### Data block
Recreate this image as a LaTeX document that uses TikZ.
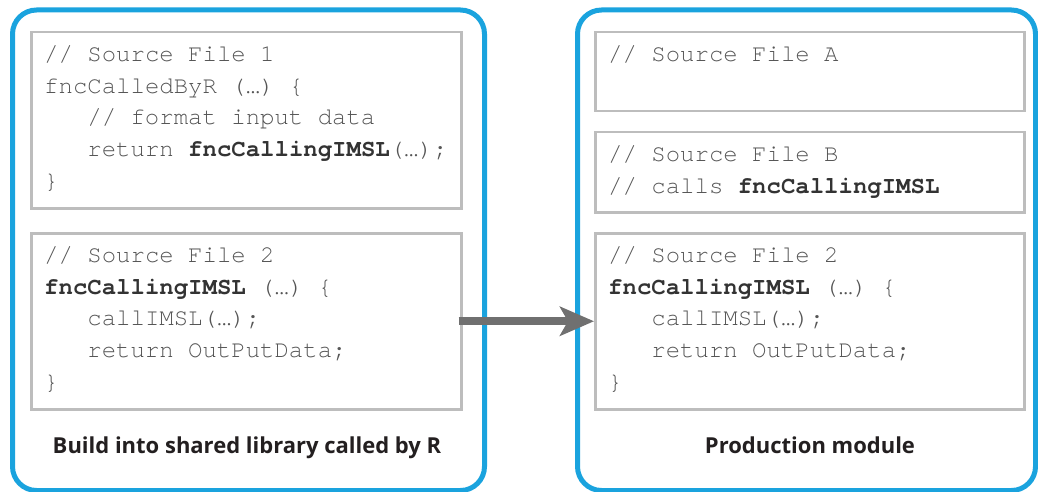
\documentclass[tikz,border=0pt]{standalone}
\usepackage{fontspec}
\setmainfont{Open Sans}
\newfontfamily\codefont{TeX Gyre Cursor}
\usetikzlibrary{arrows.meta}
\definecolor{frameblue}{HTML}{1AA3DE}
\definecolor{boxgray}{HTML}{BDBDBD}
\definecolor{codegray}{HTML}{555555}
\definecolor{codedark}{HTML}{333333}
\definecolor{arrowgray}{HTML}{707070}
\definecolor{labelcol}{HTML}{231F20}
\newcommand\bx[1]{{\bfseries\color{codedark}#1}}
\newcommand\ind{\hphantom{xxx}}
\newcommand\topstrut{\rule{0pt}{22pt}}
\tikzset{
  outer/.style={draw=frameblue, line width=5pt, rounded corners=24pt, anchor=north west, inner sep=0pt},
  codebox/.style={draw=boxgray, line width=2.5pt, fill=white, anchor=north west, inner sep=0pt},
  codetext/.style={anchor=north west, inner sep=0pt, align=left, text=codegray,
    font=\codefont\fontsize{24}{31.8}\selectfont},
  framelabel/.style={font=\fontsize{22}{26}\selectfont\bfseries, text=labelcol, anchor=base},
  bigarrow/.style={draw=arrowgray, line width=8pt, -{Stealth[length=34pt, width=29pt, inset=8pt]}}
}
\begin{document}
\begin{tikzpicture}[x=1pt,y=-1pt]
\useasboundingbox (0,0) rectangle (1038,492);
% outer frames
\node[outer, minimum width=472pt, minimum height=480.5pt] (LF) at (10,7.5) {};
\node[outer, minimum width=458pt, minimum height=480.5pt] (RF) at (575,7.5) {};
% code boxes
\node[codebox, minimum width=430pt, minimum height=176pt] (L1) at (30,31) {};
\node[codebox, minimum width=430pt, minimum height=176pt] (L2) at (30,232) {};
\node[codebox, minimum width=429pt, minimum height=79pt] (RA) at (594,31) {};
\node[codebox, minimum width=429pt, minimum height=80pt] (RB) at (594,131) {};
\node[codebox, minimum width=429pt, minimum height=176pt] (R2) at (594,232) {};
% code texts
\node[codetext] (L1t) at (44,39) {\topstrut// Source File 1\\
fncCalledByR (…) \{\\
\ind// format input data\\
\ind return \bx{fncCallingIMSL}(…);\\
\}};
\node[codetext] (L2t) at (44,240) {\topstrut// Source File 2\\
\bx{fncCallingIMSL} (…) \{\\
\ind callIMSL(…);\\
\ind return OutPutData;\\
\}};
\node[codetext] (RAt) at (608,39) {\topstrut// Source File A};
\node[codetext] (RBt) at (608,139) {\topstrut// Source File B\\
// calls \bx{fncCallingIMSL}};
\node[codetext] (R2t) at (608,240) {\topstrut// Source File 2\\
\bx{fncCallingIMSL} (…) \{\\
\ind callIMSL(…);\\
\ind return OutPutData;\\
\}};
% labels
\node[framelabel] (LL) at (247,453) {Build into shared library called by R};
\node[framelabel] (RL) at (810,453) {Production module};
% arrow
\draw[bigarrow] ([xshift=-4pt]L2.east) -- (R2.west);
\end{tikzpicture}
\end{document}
######
Copy out the whole listing exactly, and don't carry over any pictures.

_Answer in full:_
Recreate this image as a LaTeX document that uses TikZ.
\documentclass[tikz,border=0pt]{standalone}
\usepackage{fontspec}
\setmainfont{Open Sans}
\newfontfamily\codefont{TeX Gyre Cursor}
\usetikzlibrary{arrows.meta}
\definecolor{frameblue}{HTML}{1AA3DE}
\definecolor{boxgray}{HTML}{BDBDBD}
\definecolor{codegray}{HTML}{555555}
\definecolor{codedark}{HTML}{333333}
\definecolor{arrowgray}{HTML}{707070}
\definecolor{labelcol}{HTML}{231F20}
\newcommand\bx[1]{{\bfseries\color{codedark}#1}}
\newcommand\ind{\hphantom{xxx}}
\newcommand\topstrut{\rule{0pt}{22pt}}
\tikzset{
  outer/.style={draw=frameblue, line width=5pt, rounded corners=24pt, anchor=north west, inner sep=0pt},
  codebox/.style={draw=boxgray, line width=2.5pt, fill=white, anchor=north west, inner sep=0pt},
  codetext/.style={anchor=north west, inner sep=0pt, align=left, text=codegray,
    font=\codefont\fontsize{24}{31.8}\selectfont},
  framelabel/.style={font=\fontsize{22}{26}\selectfont\bfseries, text=labelcol, anchor=base},
  bigarrow/.style={draw=arrowgray, line width=8pt, -{Stealth[length=34pt, width=29pt, inset=8pt]}}
}
\begin{document}
\begin{tikzpicture}[x=1pt,y=-1pt]
\useasboundingbox (0,0) rectangle (1038,492);
% outer frames
\node[outer, minimum width=472pt, minimum height=480.5pt] (LF) at (10,7.5) {};
\node[outer, minimum width=458pt, minimum height=480.5pt] (RF) at (575,7.5) {};
% code boxes
\node[codebox, minimum width=430pt, minimum height=176pt] (L1) at (30,31) {};
\node[codebox, minimum width=430pt, minimum height=176pt] (L2) at (30,232) {};
\node[codebox, minimum width=429pt, minimum height=79pt] (RA) at (594,31) {};
\node[codebox, minimum width=429pt, minimum height=80pt] (RB) at (594,131) {};
\node[codebox, minimum width=429pt, minimum height=176pt] (R2) at (594,232) {};
% code texts
\node[codetext] (L1t) at (44,39) {\topstrut// Source File 1\\
fncCalledByR (…) \{\\
\ind// format input data\\
\ind return \bx{fncCallingIMSL}(…);\\
\}};
\node[codetext] (L2t) at (44,240) {\topstrut// Source File 2\\
\bx{fncCallingIMSL} (…) \{\\
\ind callIMSL(…);\\
\ind return OutPutData;\\
\}};
\node[codetext] (RAt) at (608,39) {\topstrut// Source File A};
\node[codetext] (RBt) at (608,139) {\topstrut// Source File B\\
// calls \bx{fncCallingIMSL}};
\node[codetext] (R2t) at (608,240) {\topstrut// Source File 2\\
\bx{fncCallingIMSL} (…) \{\\
\ind callIMSL(…);\\
\ind return OutPutData;\\
\}};
% labels
\node[framelabel] (LL) at (247,453) {Build into shared library called by R};
\node[framelabel] (RL) at (810,453) {Production module};
% arrow
\draw[bigarrow] ([xshift=-4pt]L2.east) -- (R2.west);
\end{tikzpicture}
\end{document}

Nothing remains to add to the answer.